By default, this option is on and it means syncs will generally take less time and move fewer rows. If you need to refresh the data, disable this option.

Run the Sync

After you have configured the sync options, you can either save the sync and run it immediately, or you can schedule it. If you run it immediately, the next execution will happen at the specified schedule.

When the sync is running, you can observe the execution as it happens in the Sync Run Details view. The data is being streamed to your database during this process.

Running Sync

Errors and warnings are displayed in the logs section. Only errors that prevent the full sync are considered as breaking. This means that a sync is considered successful even if it has some errors or warnings due to the fact that some tables may not be accessible.

API Access

Cloud syncs can be controlled using API. To use the API, you will need to generate an API key.
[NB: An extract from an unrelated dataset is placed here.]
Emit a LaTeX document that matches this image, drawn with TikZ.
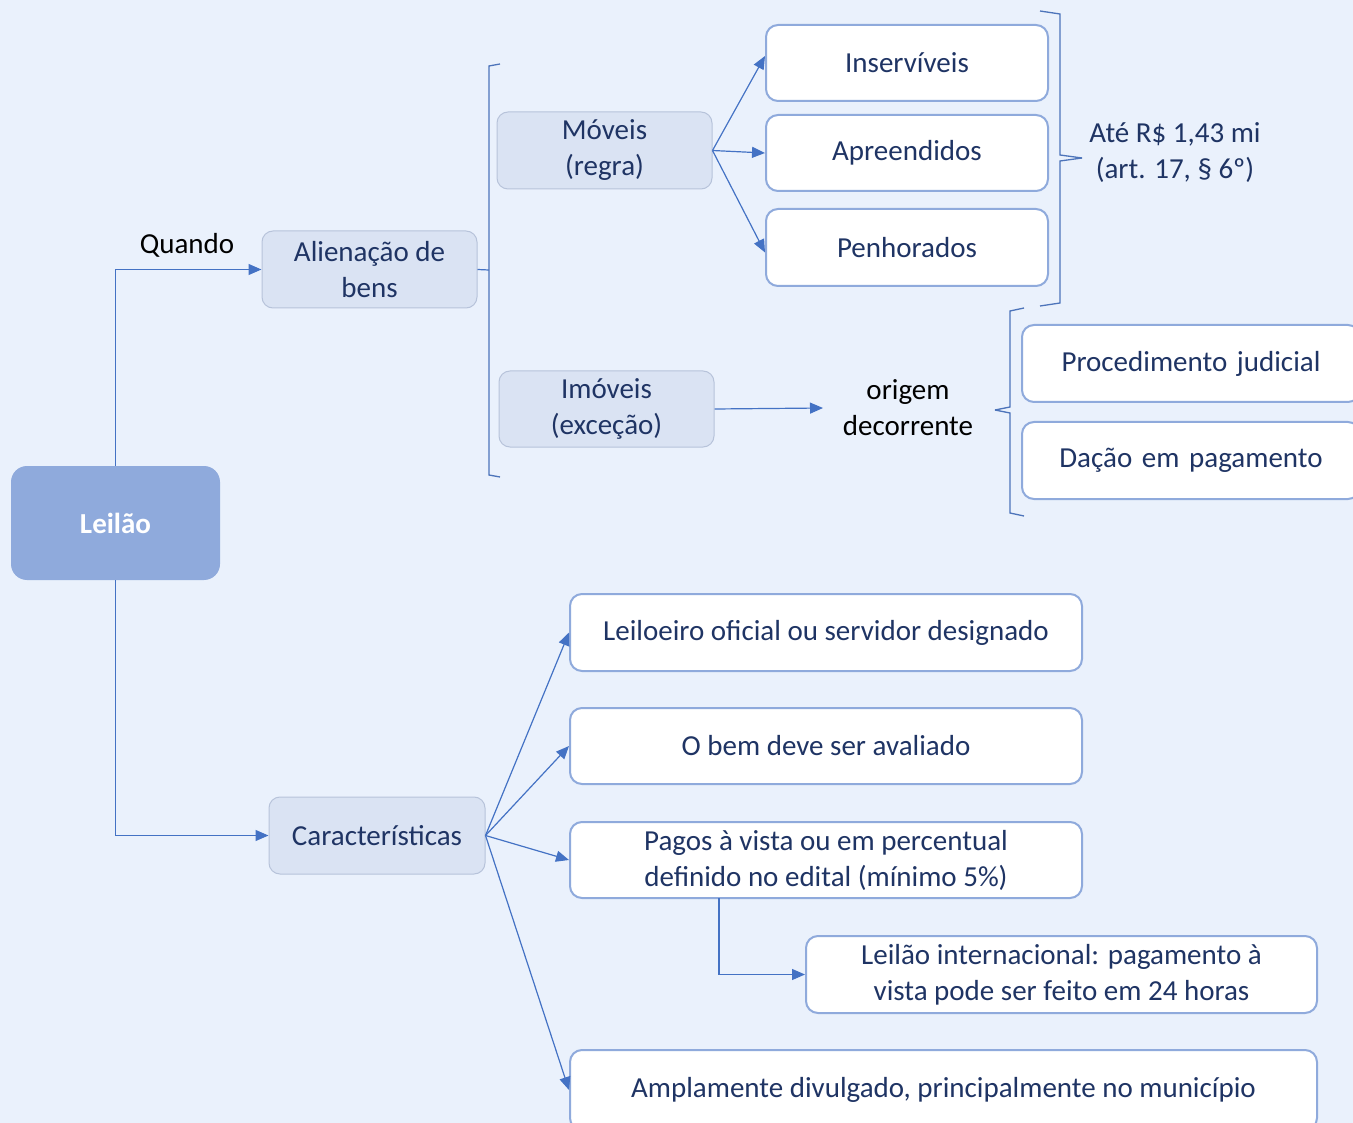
\documentclass[tikz,border=0pt]{standalone}
\usepackage{fontspec}
\setmainfont{Carlito}
\usetikzlibrary{arrows.meta}
\definecolor{bgc}{HTML}{EAF1FC}
\definecolor{rootc}{HTML}{8FAADC}
\definecolor{midc}{HTML}{DAE3F3}
\definecolor{midb}{HTML}{B7C3DA}
\definecolor{leafb}{HTML}{8FAADC}
\definecolor{navy}{HTML}{1F3464}
\definecolor{linec}{HTML}{4472C4}
\tikzset{
  every node/.style={font=\fontsize{29}{36}\selectfont, align=center, inner sep=0pt},
  rootbox/.style={fill=rootc, rounded corners=16pt, text=white, font=\fontsize{29}{36}\selectfont\bfseries},
  midbox/.style={fill=midc, draw=midb, line width=1pt, rounded corners=11pt, text=navy},
  leafbox/.style={fill=white, draw=leafb, line width=2pt, rounded corners=12pt, text=navy},
  conn/.style={draw=linec, line width=1.2pt, -{Triangle[length=13pt,width=11pt]}},
  plainline/.style={draw=linec, line width=1.2pt},
  bracec/.style={draw=linec!85!gray, line width=1.3pt},
}
\begin{document}
\begin{tikzpicture}[x=1pt,y=-1pt]
\useasboundingbox (0,0) rectangle (1353,1123);
\fill[bgc] (0,0) rectangle (1353,1123);
\clip (0,0) rectangle (1353,1123);

% nodes
\node[rootbox, minimum width=209pt, minimum height=114pt] (leilao) at (115.5,523) {Leilão};
\node[midbox, minimum width=215pt, minimum height=77pt] (alien) at (369.5,269.5) {Alienação de\\bens};
\node[midbox, minimum width=215pt, minimum height=77pt] (moveis) at (604.5,150.5) {Móveis\\(regra)};
\node[midbox, minimum width=215pt, minimum height=76pt] (imoveis) at (606.5,409) {Imóveis\\(exceção)};
\node[leafbox, minimum width=282pt, minimum height=76pt] (inserv) at (907,63) {Inservíveis};
\node[leafbox, minimum width=282pt, minimum height=76pt] (apreen) at (907,153) {Apreendidos};
\node[leafbox, minimum width=282pt, minimum height=77pt] (penhor) at (907,247.5) {Penhorados};
\node[text=navy] (ate) at (1175,153) {Até R\$ 1,43 mi\\(art. 17, § 6º)};
\node[text=black] (origem) at (908,408) {origem\\decorrente};
\node[leafbox, minimum width=338pt, minimum height=77pt, text width=338pt] (proc) at (1191,363.5) {Procedimento judicial};
\node[leafbox, minimum width=338pt, minimum height=77pt, text width=338pt] (dacao) at (1191,460.5) {Dação em pagamento};
\node[midbox, minimum width=216pt, minimum height=77pt] (carac) at (377,835.5) {Características};
\node[leafbox, minimum width=512pt, minimum height=77pt] (leiloeiro) at (826,632.5) {Leiloeiro oficial ou servidor designado};
\node[leafbox, minimum width=512pt, minimum height=76pt] (obem) at (826,746) {O bem deve ser avaliado};
\node[leafbox, minimum width=512pt, minimum height=76pt] (pagos) at (826,860) {Pagos à vista ou em percentual\\definido no edital (mínimo 5\%)};
\node[leafbox, minimum width=511pt, minimum height=77pt] (intl) at (1061.5,974.5) {Leilão internacional: pagamento à\\vista pode ser feito em 24 horas};
\node[leafbox, minimum width=747pt, minimum height=80pt] (ampla) at (943.5,1090) {Amplamente divulgado, principalmente no município};
\node[text=black] (quando) at (187,245) {Quando};

% connectors
\draw[conn] (leilao.north) |- (alien.west);
\draw[conn] (leilao.south) |- (carac.west);
\coordinate (bA) at (489,270);
\draw[plainline] (alien.east) -- (bA);
\draw[bracec] (500,64) -- (489,66) -- (489,475) -- (500,477);
\draw[conn] (moveis.east) -- ([yshift=7pt]inserv.west);
\draw[conn] (moveis.east) -- (apreen.west);
\draw[conn] (moveis.east) -- ([yshift=-5pt]penhor.west);
\coordinate (oL) at (823,408);
\draw[conn] (imoveis.east) -- (oL);
% braces
\draw[bracec] (1040,11) -- (1060,14) -- (1060,155) -- (1082,158);
\draw[bracec] (1082,158) -- (1060,161) -- (1060,303) -- (1040,306);
\draw[bracec] (1024,308) -- (1010,311) -- (1010,407) -- (995,410);
\draw[bracec] (995,410) -- (1010,413) -- (1010,513) -- (1024,516);
% characteristics
\draw[conn] (carac.east) -- (leiloeiro.west);
\draw[conn] (carac.east) -- (obem.west);
\draw[conn] (carac.east) -- (pagos.west);
\draw[conn] (carac.east) -- (ampla.west);
\coordinate (pb) at (719,898);
\draw[conn] (pb) |- (intl.west);
\end{tikzpicture}
\end{document}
For the list of available endpoints, see our API Reference (opens in a new tab).

Limitations of Cloud Syncs Compared to Self-hosted

  • Some integrations may not be available in CloudQuery Cloud. This is due to the fact that we are still in beta and are continuously adding more integrations.
  • Not all configuration options that are available for self-hosted syncs are available for Cloud Syncs. This is to make the Cloud Syncs easier to use and configure. We will consider adding more options in the future based on your feedback.
  • Docker-based integrations cannot be used with CloudQuery Cloud. This is a limitation during beta phase and will be removed before the general availability.
  • Not all authentication mechanisms that work on self-hosted syncs work with CloudQuery Cloud. We are continuously adding support for more authentication mechanisms.
  • Community and custom integrations cannot be used with CloudQuery Cloud. This is by design and will not be removed in the near future.